24 / 10 / 2020

À lire en écoutant Salut à toi des Béruriers noirs bien sûr. Ou J’ai vu de Niagara ? Bah, passez les deux. Et aussi Sad but true de Metallica tant qu’on y est. Et vous me ferez 20 pompes.

J’ai commencé la course à pied en 2003, le trail et l’ultra-marathon en 2004. En 17 ans (putain 17 ans !), j’ai vu le prix des chaussures de running passer les 100 euros, puis les 150, puis les 200. J’ai constaté que les magazines de course à pied devenaient des vitrines publicitaires plutôt que des aides à la pratique. Je me suis rendu compte que mes chaussures de course étaient mortes au bout de 800 km alors qu’il y a 10 ans elles duraient 1500 km.

"On nous vend de plus en plus le fait qu’on est incapable avec notre corps de courir correctement"

J’ai vu des petites organisations de courses mettre la clé sous la porte, incapables de mobiliser les coureurs face à de gros événements. J’ai constaté qu’on nous vend de plus en plus le fait qu’on est incapable avec notre corps de courir correctement, et qu’il nous faut forcément des aides technologiques. J’ai vu arriver les « teams » de marques et les coureurs « teamés » qui vont avec, véritables vitrines ambulantes hurlant malgré eux « si tu veux réussir ressemble-moi ! » J’ai vu mourir à petit feu le forum, site et magazine que j’avais contribué à faire vivre pendant dix ans. J’ai accepté qu’on me fasse devenir Master à la place de Vétéran, puis qu’on me change de catégorie tous les cinq ans plutôt que tous les dix ans. J’ai été payé pour mes services par des « échanges produits » plutôt que par de l’argent, quitte à devoir revendre ces produits par la suite pour me rémunérer. J’ai vu énormément de courses sur route « de village » glisser vers le trail parce que ça marche mieux.

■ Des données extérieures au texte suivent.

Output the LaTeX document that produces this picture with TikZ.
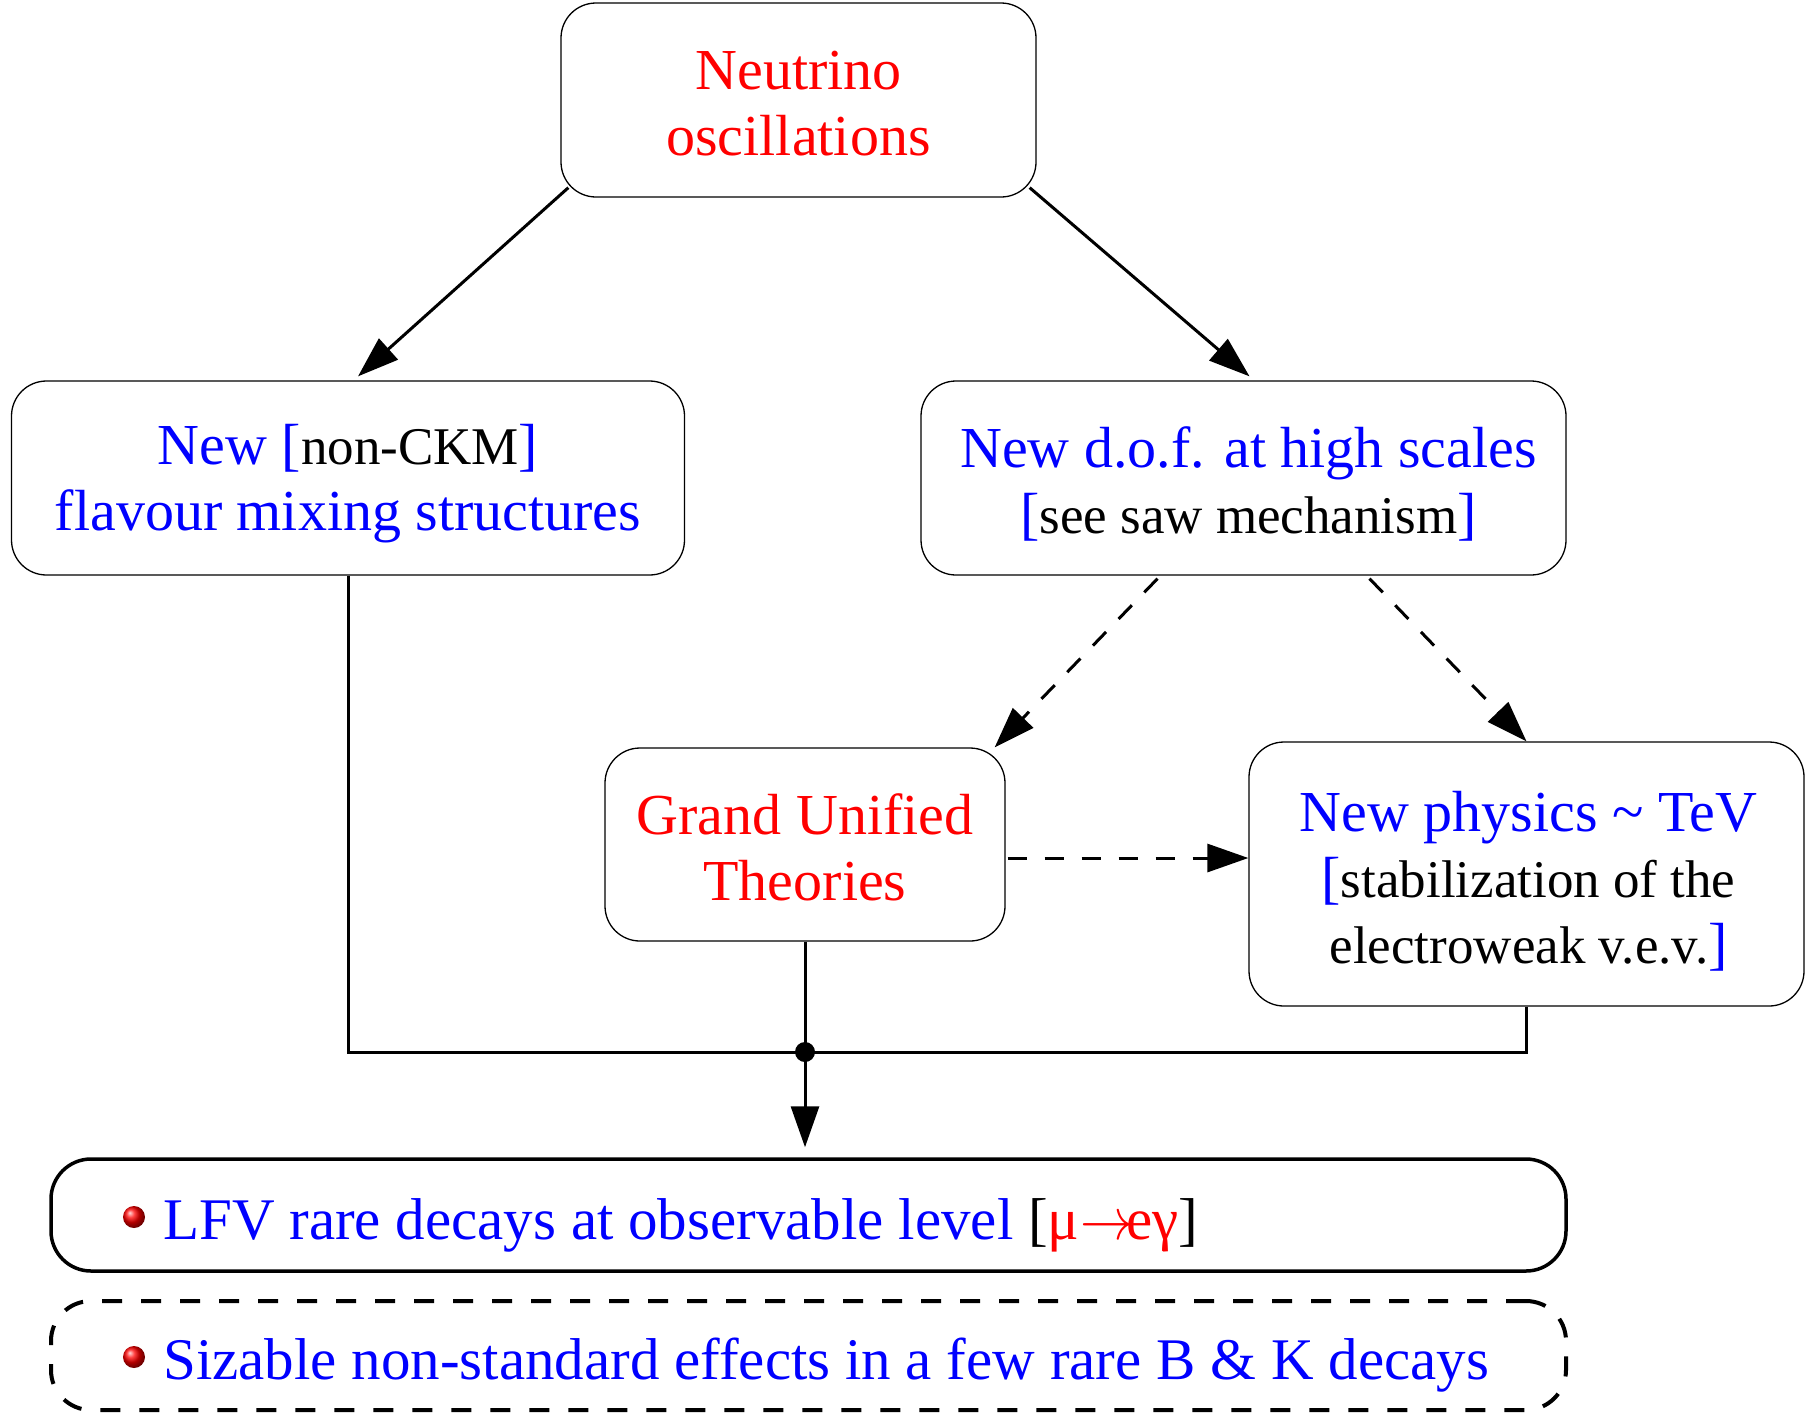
\RequirePackage{fix-cm}
\documentclass[tikz,border=0pt]{standalone}
\usepackage{fontspec}
\setmainfont{Liberation Serif}
\usetikzlibrary{arrows.meta,calc,shadings}
\definecolor{pred}{rgb}{1,0,0}
\definecolor{pblue}{rgb}{0,0,1}
\newcommand\bktxt[1]{{\fontsize{53}{65}\selectfont #1}}
\newcommand\bl[1]{\textcolor{pblue}{#1}}
\begin{document}
\begin{tikzpicture}[x=1pt,y=-1pt,
  box/.style={draw,rounded corners=35pt,line width=1.3pt,inner sep=0pt},
  lbl/.style={align=center,inner sep=0pt,font=\fontsize{58}{66}\selectfont},
  arr/.style={line width=3pt,-{Triangle[length=41pt,width=28pt]}},
  darr/.style={arr,dash pattern=on 19pt off 18pt},
  bul/.style={circle,inner sep=0pt,minimum size=22pt,ball color=red,shading=ball},
  txt/.style={anchor=west,inner sep=0pt,font=\fontsize{59}{66}\selectfont}]
\useasboundingbox (0,0) rectangle (1809,1422);
% boxes
\node[box,minimum width=475pt,minimum height=194pt] (neu) at (798.5,100) {};
\node[box,minimum width=673pt,minimum height=194pt] (left) at (348,478) {};
\node[box,minimum width=645pt,minimum height=194pt] (dof) at (1243.5,478) {};
\node[box,minimum width=400pt,minimum height=193pt] (gut) at (805,844.5) {};
\node[box,minimum width=555pt,minimum height=264pt] (np) at (1526.5,874) {};
\node[draw,rounded corners=40pt,line width=3.5pt,minimum width=1515pt,minimum height=112pt,inner sep=0pt] (lfv) at (808.5,1215) {};
\node[draw,rounded corners=40pt,line width=4pt,dash pattern=on 20pt off 19pt,minimum width=1515pt,minimum height=109pt,inner sep=0pt] (siz) at (808.5,1355.5) {};
% texts
\node[lbl,text=pred] (neut) at ($(neu.center)+(0,4)$) {Neutrino\\oscillations};
\node[lbl] (leftt) at ($(left.center)+(0,6)$) {\bl{New [}\bktxt{non-CKM}\bl{]}\\\bl{flavour mixing structures}};
\node[lbl] (doft) at ($(dof.center)+(5,6)$) {\bl{New d.o.f. at high scales}\\\bl{[}\bktxt{see saw mechanism}\bl{]}};
\node[lbl,text=pred] (gutt) at ($(gut.center)+(0,3)$) {Grand Unified\\Theories};
\node[lbl] (npt) at ($(np.center)+(2,7)$) {\bl{New physics \char`\~{} TeV}\\\bl{[}\bktxt{stabilization of the}\\\bktxt{electroweak v.e.v.}\bl{]}};
\node[bul] (b1) at (134,1217) {};
\node[bul] (b2) at (134,1357) {};
\node[txt] (t1) at (163,1225) {\bl{LFV rare decays at observable level} [\textcolor{pred}{μ\kern0.02em\scalebox{0.9}[1]{$\rightarrow$}\kern-0.12em eγ}]};
\node[txt] (t2) at (163,1365) {\bl{Sizable non-standard effects in a few rare B \& K decays}};
% arrows
\draw[arr] ($(neu.south west)+(8,-10)$) -- ($(left.north)+(10,-4)$);
\draw[arr] ($(neu.south east)+(-7,-10)$) -- ($(dof.north)+(6,-4)$);
\draw[darr] ($(dof.south)+(-86,3)$) -- ($(gut.north east)+(-11,0)$);
\draw[darr] ($(dof.south)+(126,3)$) -- (np.north);
\coordinate (g1) at ($(gut.east)+(2,13.5)$);
\draw[darr] (g1) -- (np.west |- g1);
\coordinate (j) at (gut.south |- 0,1052);
\draw[line width=3pt] (left.south) |- (j);
\draw[line width=3pt] (np.south) |- (j);
\draw[line width=3pt] (gut.south) -- (j);
\draw[arr,shorten >=10pt] (j) -- (lfv.north -| j);
\fill (j) circle (10pt);
\end{tikzpicture}
\end{document}
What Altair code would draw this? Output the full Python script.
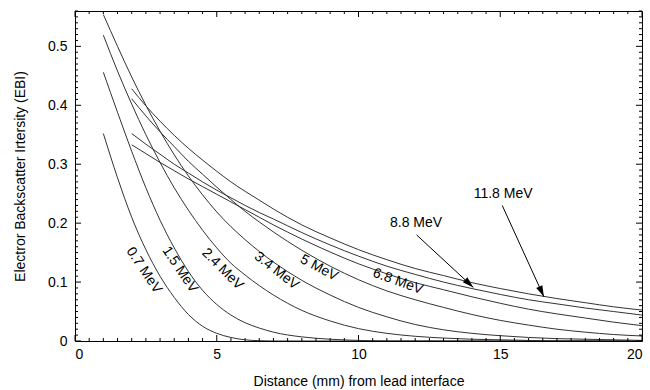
import altair as alt
import pandas as pd
import numpy as np

# ---- data ----
grid_a = [1, 1.5, 2, 2.5, 3, 3.5, 4, 4.5, 5, 5.5, 6, 6.5, 7, 8, 9, 10, 11, 12, 13, 14, 15, 16, 17, 18, 19, 20]
grid_b = [2, 2.5, 3, 3.5, 4, 4.5, 5, 5.5, 6, 6.5, 7, 8, 9, 10, 11, 12, 13, 14, 15, 16, 17, 18, 19, 20]

ebi_07 = [0.352, 0.277, 0.21, 0.155, 0.11, 0.074, 0.045, 0.025, 0.013, 0.006, 0.002, 0.0005, 0, 0, 0, 0, 0, 0, 0, 0, 0, 0, 0, 0, 0, 0]
ebi_15 = [0.456, 0.388, 0.322, 0.26, 0.205, 0.158, 0.118, 0.086, 0.062, 0.044, 0.031, 0.022, 0.015, 0.007, 0.003, 0.001, 0, 0, 0, 0, 0, 0, 0, 0, 0, 0]
ebi_24 = [0.519, 0.458, 0.402, 0.35, 0.303, 0.26, 0.222, 0.188, 0.158, 0.132, 0.112, 0.094, 0.078, 0.052, 0.034, 0.021, 0.013, 0.008, 0.005, 0.003, 0.002, 0.001, 0, 0, 0, 0]
ebi_34 = [0.554, 0.5, 0.448, 0.4, 0.356, 0.316, 0.28, 0.248, 0.219, 0.194, 0.172, 0.152, 0.134, 0.103, 0.078, 0.057, 0.041, 0.028, 0.019, 0.013, 0.009, 0.006, 0.004, 0.003, 0.002, 0.001]

ebi_50 = [0.411, 0.382, 0.355, 0.33, 0.305, 0.283, 0.261, 0.24, 0.22, 0.202, 0.185, 0.154, 0.127, 0.104, 0.085, 0.07, 0.057, 0.045, 0.035, 0.027, 0.02, 0.015, 0.011, 0.0085]
ebi_68 = [0.333, 0.318, 0.303, 0.289, 0.275, 0.262, 0.249, 0.236, 0.223, 0.21, 0.197, 0.173, 0.151, 0.131, 0.114, 0.099, 0.087, 0.075, 0.064, 0.054, 0.046, 0.039, 0.032, 0.026]
ebi_88 = [0.352, 0.334, 0.317, 0.300, 0.285, 0.270, 0.256, 0.243, 0.230, 0.218, 0.207, 0.184, 0.163, 0.144, 0.127, 0.113, 0.1, 0.089, 0.079, 0.07, 0.063, 0.056, 0.05, 0.044]
ebi_118 = [0.428, 0.399, 0.373, 0.349, 0.327, 0.307, 0.288, 0.27, 0.254, 0.239, 0.224, 0.197, 0.175, 0.155, 0.138, 0.123, 0.111, 0.099, 0.089, 0.08, 0.072, 0.065, 0.058, 0.0525]

series = [
    ("0.7", grid_a, ebi_07), ("1.5", grid_a, ebi_15), ("2.4", grid_a, ebi_24), ("3.4", grid_a, ebi_34),
    ("5", grid_b, ebi_50), ("6.8", grid_b, ebi_68), ("8.8", grid_b, ebi_88), ("11.8", grid_b, ebi_118),
]

label_text = ["0.7 MeV", "1.5 MeV", "2.4 MeV", "3.4 MeV", "5 MeV", "6.8 MeV", "8.8 MeV", "11.8 MeV"]
label_x = [2.43, 3.70, 5.20, 7.11, 8.61, 11.39, 12.03, 15.1]
label_y = [0.120, 0.121, 0.122, 0.119, 0.124, 0.101, 0.200, 0.249]
label_angle = [56, 56, 45, 38, 28, 20, 0, 0]

arrow_x0 = [12.05, 15.07]
arrow_y0 = [0.18, 0.23]
arrow_x1 = [14.05, 16.54]
arrow_y1 = [0.091, 0.075]
arrow_angle = [132.7, 155.5]

x_major = [0, 5, 10, 15, 20]
y_major = [0, 0.1, 0.2, 0.3, 0.4, 0.5]

# ---- tables ----
rows = []
for name, xs_, ys_ in series:
    for xv, yv in zip(xs_, ys_):
        rows.append({"x": xv, "y": yv, "s": name})
df = pd.DataFrame(rows)
lab_df = pd.DataFrame({"t": label_text, "x": label_x, "y": label_y, "a": label_angle})
arr_df = pd.DataFrame({"x0": arrow_x0, "y0": arrow_y0, "x1": arrow_x1, "y1": arrow_y1, "a": arrow_angle})

x_minor = [round(v, 2) for v in np.arange(0, 20.001, 0.5) if round(v, 2) not in x_major]
y_minor = [round(v, 3) for v in np.arange(0, 0.5601, 0.01) if round(v, 3) not in [round(m, 3) for m in y_major]]

W, H = 567, 330
FONT = "Liberation Sans"
xs = alt.Scale(domain=[0, 20], nice=False, zero=False)
ys = alt.Scale(domain=[0, 0.56], nice=False, zero=False)

x_axis = alt.Axis(values=x_major, ticks=False, domain=False, grid=False,
                  labelPadding=6, labelFontSize=14,
                  title="Distance (mm) from lead interface",
                  titleFontSize=14, titleX=W / 2, titleY=40, titleBaseline="middle")
y_axis = alt.Axis(values=y_major, format=".1~f", ticks=False, domain=False, grid=False,
                  labelPadding=8, labelFontSize=14,
                  title="Electror Backscatter Irtersity (EBI)",
                  titleFontSize=14, titleX=-55, titleY=H / 2, titleBaseline="middle")


def X(field):
    return alt.X(field, scale=xs, axis=x_axis)


def Y(field):
    return alt.Y(field, scale=ys, axis=y_axis)


curves = alt.Chart(df).mark_line(color="#333333", strokeWidth=1, interpolate="monotone", clip=True).encode(
    x=X("x:Q"), y=Y("y:Q"), detail="s:N",
)


def xticks(vals, length, top):
    d = pd.DataFrame({"v": vals})
    if top:
        enc = dict(y=alt.value(0), y2=alt.value(length))
    else:
        enc = dict(y=alt.value(H), y2=alt.value(H - length))
    return alt.Chart(d).mark_rule(color="black", strokeWidth=1).encode(x=X("v:Q"), **enc)


def yticks(vals, length, right):
    d = pd.DataFrame({"v": vals})
    if right:
        enc = dict(x=alt.value(W), x2=alt.value(W - length))
    else:
        enc = dict(x=alt.value(0), x2=alt.value(length))
    return alt.Chart(d).mark_rule(color="black", strokeWidth=1).encode(y=Y("v:Q"), **enc)


ticks = [
    xticks(x_minor, 3, False), xticks(x_major, 6, False),
    xticks(x_minor, 3, True), xticks(x_major, 6, True),
    yticks(y_minor, 3, False), yticks(y_major, 6, False),
    yticks(y_minor, 3, True), yticks(y_major, 6, True),
]

labels = alt.Chart(lab_df).mark_text(font=FONT, fontSize=14, color="black", align="center", baseline="middle").encode(
    x=X("x:Q"), y=Y("y:Q"), text="t:N", angle=alt.Angle("a:Q", scale=None),
)

shafts = alt.Chart(arr_df).mark_rule(color="black", strokeWidth=1).encode(
    x=X("x0:Q"), y=Y("y0:Q"), x2="x1:Q", y2="y1:Q",
)

heads = alt.Chart(arr_df).mark_point(shape="M0,0L-0.3,1L0.3,1Z", filled=True, color="black",
                                      opacity=1, size=500, strokeWidth=0).encode(
    x=X("x1:Q"), y=Y("y1:Q"), angle=alt.Angle("a:Q", scale=None),
)

chart = alt.layer(curves, *ticks, labels, shafts, heads).properties(
    width=W, height=H,
    padding={"left": 75, "top": 11, "right": 8, "bottom": 49},
    autosize=alt.AutoSizeParams(type="none"),
    background="white",
).configure_view(stroke="black", strokeWidth=1).configure_axis(
    labelFont=FONT, titleFont=FONT, labelColor="black", titleColor="black", titleFontWeight="normal",
)

chart.save("out.html", embed_options={"renderer": "svg", "actions": False})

"J’ai vu l’émergence de Strava et ses corolaires qui font de chaque coureur le « King de chez lui"

J’ai vu arriver des marques pratiquant de la vente pyramidale dans le monde de la course à pied. J’ai vu débarquer des coureurs consommateurs dans le monde du trail – « j’ai payé j’y ai droit ». J’ai constaté la montée en flèche des contraintes sécuritaires dans le cadre de l’organisation de courses y compris minuscules. J’ai vu l’arrivée des premiers coureurs professionnels dans le trail – ouf ils sont toujours peu nombreux et plutôt sympas. J’ai aussi vu des triathlètes de bon niveau se pointer sur 24 heures pour tout faire péter… et péter au bout de 6 heures (et j’ai rigolé). J’ai vu l’émergence de Strava et ses corolaires, les fameux KOM qui font de chaque coureur le « King de chez lui » jusqu’à ce qu’un vrai king débarque dans le coin. J’ai vu de nouvelles épreuves lancées par des organisations très bonnes sur le plan marketing, mais un peu moins sur le terrain.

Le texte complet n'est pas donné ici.